WASHINGTON (Reuters) - The Federal Reserve said on Tuesday it was immediately launching a new consumer compliance supervision program for mortgage companies and other non-bank subsidiaries of the firms it regulates.
The Fed said the new policy will allow investigations of consumer complaints against non-depository entities of bank holding companies and foreign banking firms and will be implemented under existing regulatory authorities.
The move comes as the Obama administration is pressing Congress to pass legislation that would strip consumer compliance duties from the Fed and other bank regulators and consolidate it at a new agency, the Consumer Financial Protection Agency.
The Fed has come under intense criticism among lawmakers and housing advocates for failing to use its legal authority for years to write tougher rules on mortgage underwriting standards and credit cards, which some blame for deepening the financial crisis.
Fed Chairman Ben Bernanke has in recent months put in place tougher rules, but these steps may not be enough to save these functions at the U.S. central bank.
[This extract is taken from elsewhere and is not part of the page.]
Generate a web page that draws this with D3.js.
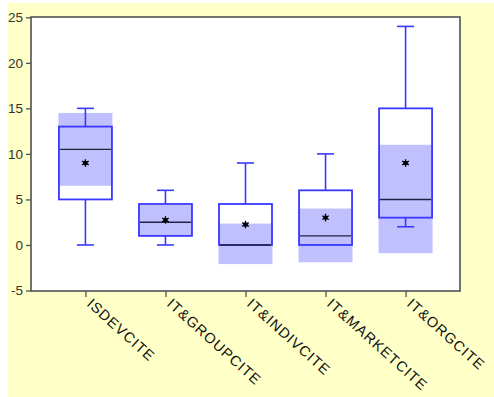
<!DOCTYPE html>
<html>
<head>
<meta charset="utf-8">
<script src="https://cdn.jsdelivr.net/npm/d3@7"></script>
<style>
  html, body { margin: 0; padding: 0; background: #ffffff; }
  svg { display: block; }
</style>
</head>
<body>
<svg id="chart" width="494" height="397"></svg>
<script>
const categories = ["ISDEVCITE", "IT&GROUPCITE", "IT&INDIVCITE", "IT&MARKETCITE", "IT&ORGCITE"];
const minValues    = [0, 0, 0, 0, 2];
const q1Values     = [5, 1, 0, 0, 3];
const medianValues = [10.5, 2.5, 0, 1, 5];
const q3Values     = [13, 4.5, 4.5, 6, 15];
const maxValues    = [15, 6, 9, 10, 24];
const meanValues   = [9, 2.75, 2.25, 3, 9];
const ciLowValues  = [6.5, 1.1, -2.1, -1.9, -0.9];
const ciHighValues = [14.5, 4.4, 2.35, 4.0, 11.0];
const yTicks = [-5, 0, 5, 10, 15, 20, 25];

const data = categories.map((c, i) => ({
  cat: c, min: minValues[i], q1: q1Values[i], med: medianValues[i], q3: q3Values[i],
  max: maxValues[i], mean: meanValues[i], lo: ciLowValues[i], hi: ciHighValues[i]
}));

const svg = d3.select("#chart");
const W = 494, H = 397;
const plot = { left: 31, right: 460, top: 17, bottom: 291 };

// background
svg.append("rect").attr("x", 8).attr("y", 3).attr("width", W - 8).attr("height", H - 3).attr("fill", "#ffffc8");

const x = d3.scalePoint().domain(categories).range([plot.left, plot.right]).padding(0.68);
const y = d3.scaleLinear().domain([-5, 25]).range([290.5, 17.3]);

// plot area
svg.append("rect")
  .attr("x", plot.left).attr("y", plot.top)
  .attr("width", plot.right - plot.left).attr("height", plot.bottom - plot.top)
  .attr("fill", "#ffffff");

const boxW = 53, capW = 17;
const blue = "#3838ff";
const g = svg.append("g");

// CI shading
g.selectAll("rect.ci").data(data).join("rect").attr("class", "ci")
  .attr("x", d => x(d.cat) - boxW / 2 - 0.5)
  .attr("width", boxW + 1)
  .attr("y", d => y(d.hi))
  .attr("height", d => y(d.lo) - y(d.hi))
  .attr("fill", "#c0c0ff");

// whiskers
g.selectAll("line.wup").data(data).join("line").attr("class", "wup")
  .attr("x1", d => x(d.cat)).attr("x2", d => x(d.cat))
  .attr("y1", d => y(d.q3)).attr("y2", d => y(d.max))
  .attr("stroke", blue).attr("stroke-width", 1.6);
g.selectAll("line.cup").data(data).join("line").attr("class", "cup")
  .attr("x1", d => x(d.cat) - capW / 2).attr("x2", d => x(d.cat) + capW / 2)
  .attr("y1", d => y(d.max)).attr("y2", d => y(d.max))
  .attr("stroke", blue).attr("stroke-width", 1.6);
const low = data.filter(d => d.min < d.q1);
g.selectAll("line.wlo").data(low).join("line").attr("class", "wlo")
  .attr("x1", d => x(d.cat)).attr("x2", d => x(d.cat))
  .attr("y1", d => y(d.q1)).attr("y2", d => y(d.min))
  .attr("stroke", blue).attr("stroke-width", 1.6);
g.selectAll("line.clo").data(low).join("line").attr("class", "clo")
  .attr("x1", d => x(d.cat) - capW / 2).attr("x2", d => x(d.cat) + capW / 2)
  .attr("y1", d => y(d.min)).attr("y2", d => y(d.min))
  .attr("stroke", blue).attr("stroke-width", 1.6);

// boxes
g.selectAll("rect.box").data(data).join("rect").attr("class", "box")
  .attr("x", d => x(d.cat) - boxW / 2)
  .attr("width", boxW)
  .attr("y", d => y(d.q3))
  .attr("height", d => y(d.q1) - y(d.q3))
  .attr("fill", "none").attr("stroke", blue).attr("stroke-width", 1.8);

// medians
g.selectAll("line.med").data(data).join("line").attr("class", "med")
  .attr("x1", d => x(d.cat) - boxW / 2 + 1).attr("x2", d => x(d.cat) + boxW / 2 - 1)
  .attr("y1", d => y(d.med)).attr("y2", d => y(d.med))
  .attr("stroke", "#222244").attr("stroke-width", 1.4);

// means
const ast = d3.symbol().type(d3.symbolAsterisk).size(40);
g.selectAll("path.mean").data(data).join("path").attr("class", "mean")
  .attr("transform", d => `translate(${x(d.cat)},${y(d.mean)})`)
  .attr("d", ast).attr("fill", "none").attr("stroke", "#000").attr("stroke-width", 1.3);
g.selectAll("circle.mean").data(data).join("circle").attr("class", "mean")
  .attr("cx", d => x(d.cat)).attr("cy", d => y(d.mean)).attr("r", 2.2).attr("fill", "#000");

// frame
svg.append("rect")
  .attr("x", plot.left).attr("y", plot.top)
  .attr("width", plot.right - plot.left).attr("height", plot.bottom - plot.top)
  .attr("fill", "none").attr("stroke", "#505050").attr("stroke-width", 1.6);

// y axis
const yAxis = svg.append("g").attr("transform", `translate(${plot.left},0)`)
  .call(d3.axisLeft(y).tickValues(yTicks).tickSize(5).tickPadding(3).tickFormat(d3.format("d")));
yAxis.select(".domain").remove();
yAxis.selectAll("line").attr("stroke", "#505050").attr("stroke-width", 1.3);
yAxis.selectAll("text").attr("font-family", "Liberation Sans, Arial, sans-serif")
  .attr("font-size", 13.5).attr("fill", "#333").text(d => d < 0 ? "-" + Math.abs(d) : d);

// x axis
const xAxis = svg.append("g").attr("transform", `translate(0,${plot.bottom})`)
  .call(d3.axisBottom(x).tickSize(6).tickFormat(""));
xAxis.select(".domain").remove();
xAxis.selectAll("line").attr("stroke", "#505050").attr("stroke-width", 1.3);
xAxis.selectAll(".tick").append("text")
  .attr("transform", "translate(0,14) rotate(42)")
  .attr("text-anchor", "start")
  .attr("font-family", "Liberation Sans, Arial, sans-serif")
  .attr("font-size", 14.5)
  .attr("letter-spacing", 1.0)
  .attr("fill", "#111")
  .text(d => d);

// left white strip (source image cropping)
svg.append("rect").attr("x", 0).attr("y", 0).attr("width", 8).attr("height", H).attr("fill", "#ffffff");
svg.append("rect").attr("x", 0).attr("y", 0).attr("width", W).attr("height", 3).attr("fill", "#ffffff");
</script>
</body>
</html>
The Obama administration hopes to win approval of the new consumer agency by year-end, along with other financial reforms.
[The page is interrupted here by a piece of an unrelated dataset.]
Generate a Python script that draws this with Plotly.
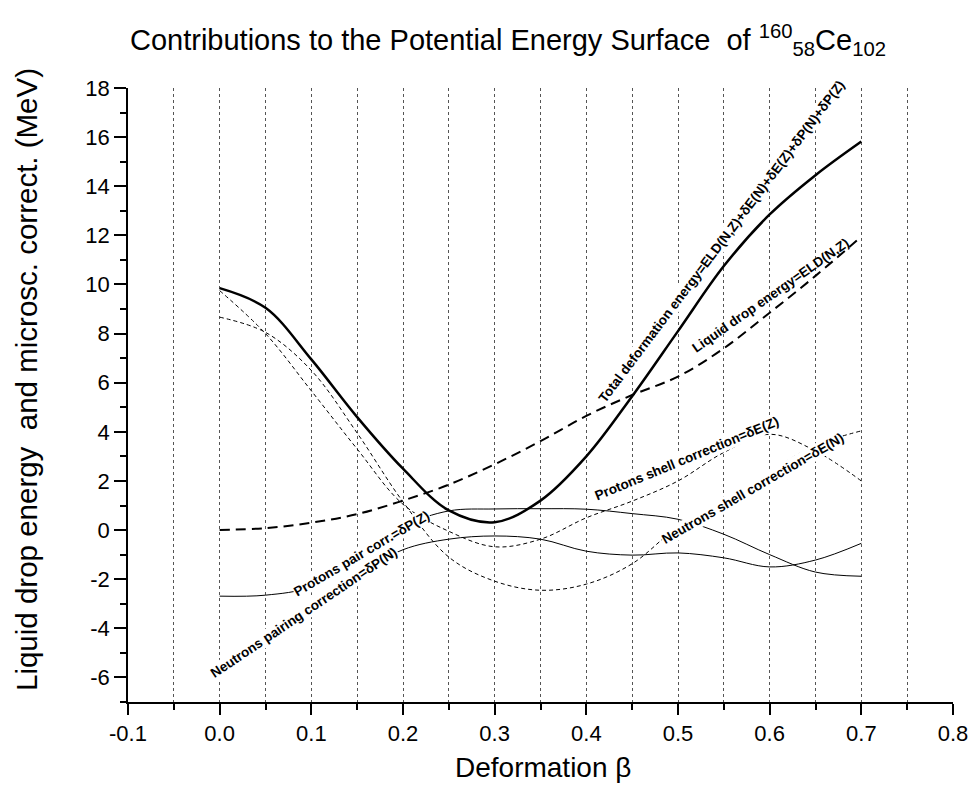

The Fed said in a statement that the new compliance program stems from a 2007 pilot program launched with the Federal Trade Commission, the Office of Thrift Supervision and two associations of state regulators to conduct consumer compliance reviews on non-depository subprime mortgage lenders.
“The policy announced today builds upon the groundwork of the pilot program and responds to a need for more effective supervision and consumer protection,” the Fed said. “It is designed to improve the Federal Reserve’s understanding of the consumer compliance risk that certain products and services may pose to the holding companies and consumers and to guide supervisory activity for these entities.”